The work was already underway Thursday. Police and residents were collecting seaweed in a cleanup drive on the beachfront, pipes were being laid, and construction had begun to widen the island’s main road. Some roadside structures were being demolished to make way.
Workers now out of jobs said they will look for other work to ride out the time the island is shut to tourists.
About 17,000 are employed in Boracay’s tourist establishments, and 10,000 to 12,000 others benefit from the bustling tourism business.
Displaced workers flocked to the Department of Social welfare operation center to get travel allowance for them to go home to their provinces.
“I am thankful that the government gave us travel allowance, even if we do not have a job anymore,” said construction worker Jomar Incierto, 27, who was among those receiving the cash assistance.

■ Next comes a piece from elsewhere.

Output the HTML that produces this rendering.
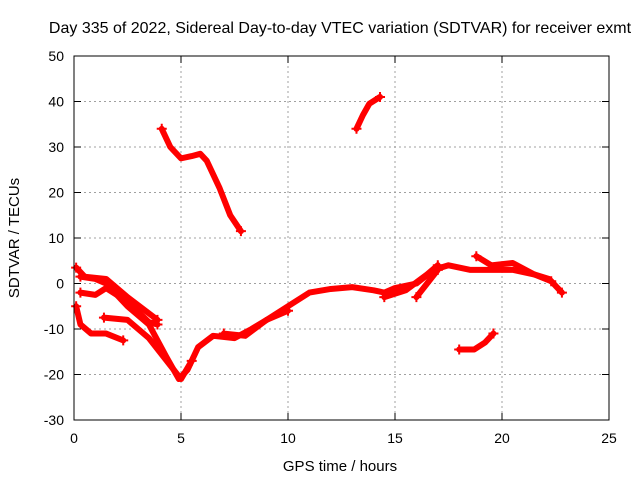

More than 2 million tourists visited Boracay last year, generating about 56 billion pesos ($1 billion) in revenue. But the influx, neglected infrastructure and growth of resort establishments and poor settlements have threatened to turn Boracay into a “dead island” in less than a decade, according to a government study. Settlers who’ve built illegal structures in forests and wetlands have added to the problems.
Less than half the establishments are connected to the island’s main sewage treatment plant, with many of the rest possibly maintaining crude septic tanks and others discharging their waste directly into the sea, said Frederick Alegre, assistant secretary at the Department of Tourism.
Parts of the island could re-open earlier than six months if sewage treatment systems could be built earlier and beach resorts comply with environmental regulations, he said.